Tanaka's similarly cut corners when it comes to the character designs, which should leave them the perfect excuse to draw a host of creative spins on some of the most visually interesting apparitions in world history but which they often shirk in favoring of drawing nothing but a group of off-color highschool delinquents. It may be that they're afraid of cluttering the already busy page compositions, which is a fair concern: the art is appealing with plenty of strong background work to ground the series in a distinct place, but it's also cluttered and too often unclear about what is happening where, when, and to whom. It's expected that a series with this premise would often be as frantic as it is, but it could do to allow a bit more space and time.


Amy McNulty

Rating: 4

The title A Terrified Teacher at Ghoul School! is an apt description of the hilarious happenings in the first volume of this series. More comedy- and character-focused than plot-driven, A Terrified Teacher at Ghoul School! succeeds on the strength of the people and creatures populating its pages.
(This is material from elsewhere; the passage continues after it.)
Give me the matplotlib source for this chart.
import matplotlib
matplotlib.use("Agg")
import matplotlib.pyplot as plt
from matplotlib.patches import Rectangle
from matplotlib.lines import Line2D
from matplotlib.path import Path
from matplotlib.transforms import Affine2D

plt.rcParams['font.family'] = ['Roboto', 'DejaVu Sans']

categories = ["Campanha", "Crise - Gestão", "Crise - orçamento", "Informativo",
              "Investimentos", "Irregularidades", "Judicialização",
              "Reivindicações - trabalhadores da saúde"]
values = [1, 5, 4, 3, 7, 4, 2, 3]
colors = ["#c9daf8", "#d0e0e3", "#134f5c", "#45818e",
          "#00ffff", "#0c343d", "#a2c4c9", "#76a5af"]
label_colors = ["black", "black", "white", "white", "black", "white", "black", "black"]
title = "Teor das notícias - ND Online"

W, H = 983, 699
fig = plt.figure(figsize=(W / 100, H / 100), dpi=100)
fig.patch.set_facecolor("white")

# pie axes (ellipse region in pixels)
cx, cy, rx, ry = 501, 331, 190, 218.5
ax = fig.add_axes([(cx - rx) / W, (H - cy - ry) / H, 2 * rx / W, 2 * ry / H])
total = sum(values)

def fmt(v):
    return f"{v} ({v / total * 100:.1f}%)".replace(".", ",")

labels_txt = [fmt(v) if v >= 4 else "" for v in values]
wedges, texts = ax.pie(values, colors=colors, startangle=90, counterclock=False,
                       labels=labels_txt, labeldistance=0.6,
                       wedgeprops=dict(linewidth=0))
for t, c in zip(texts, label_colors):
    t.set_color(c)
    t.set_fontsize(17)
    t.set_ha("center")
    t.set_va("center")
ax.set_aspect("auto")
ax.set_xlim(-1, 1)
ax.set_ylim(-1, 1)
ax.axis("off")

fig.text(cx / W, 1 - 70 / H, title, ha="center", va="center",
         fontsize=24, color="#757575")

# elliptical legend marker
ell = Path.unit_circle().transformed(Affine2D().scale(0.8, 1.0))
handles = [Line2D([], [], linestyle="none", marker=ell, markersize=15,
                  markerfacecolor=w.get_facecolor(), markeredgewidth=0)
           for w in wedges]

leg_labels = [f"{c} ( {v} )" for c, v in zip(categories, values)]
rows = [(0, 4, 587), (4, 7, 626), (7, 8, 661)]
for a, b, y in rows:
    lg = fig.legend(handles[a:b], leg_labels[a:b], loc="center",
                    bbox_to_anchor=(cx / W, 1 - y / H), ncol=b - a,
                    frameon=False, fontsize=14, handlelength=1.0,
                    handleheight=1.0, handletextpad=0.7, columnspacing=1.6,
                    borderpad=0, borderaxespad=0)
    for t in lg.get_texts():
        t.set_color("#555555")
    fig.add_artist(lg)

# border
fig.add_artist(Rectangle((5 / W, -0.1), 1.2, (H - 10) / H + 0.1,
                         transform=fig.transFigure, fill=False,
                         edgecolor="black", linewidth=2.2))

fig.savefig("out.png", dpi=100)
Protagonist Abe is especially endearing with his easily-frightened personality in the face of teen yokai, though the running gag about his penchant for sailor school uniforms—on or off a young woman—is cringe-worthy and gets old pretty quickly. However, his relationship with yakubyou (a spirit who brings misfortune) student Sano in particular is a highlight of the volume. The taciturn, almost-sadistic student helps coax Abe out of his shell time and again and a small part of Sano seems to have a grudging respect for the first human teacher at his school.

Several other students and two other instructors get adequate development this early on to flesh out Abe's school life to the point where the reader feels sufficiently invested in this wacky world by volume's end to want to keep reading more stories focused on these characters. However, it's a shame that some of the most visually interesting students are mere background characters thus far. There's a towering giant skeleton yokai (a gashadokuro) and a yokai with an abnormally long neck (a rokurokubi), as well as a student with a lantern for a face (a chouchin), but they're barely given anything to do around the more human-looking yokai.

Tanaka's art is an aesthetically pleasing mix of bishonen and bishojo alongside less human yokai and sometimes frightening visages. Abe's frazzled personality is especially well conveyed in his slightly disheveled appearance; he always seems like he hasn't gotten enough sleep. Though almost the entire volume is set in a single classroom—with some stops at a dorm, the teacher's lounge, and the nurse's office along the way—the background art is detailed and the old-fashioned exteriors of the buildings ingeniously paint the picture of a spirit world just two steps shy of a modern Japanese high school.

A Terrified Teacher at Ghoul School! volume 1 presents gag after gag and almost never lets up. It's a fast read with interesting characters and appealing, often-humorous visuals. Both comedy fans and readers who eagerly consume classroom stories will find their itches scratched if they pick up this first volume.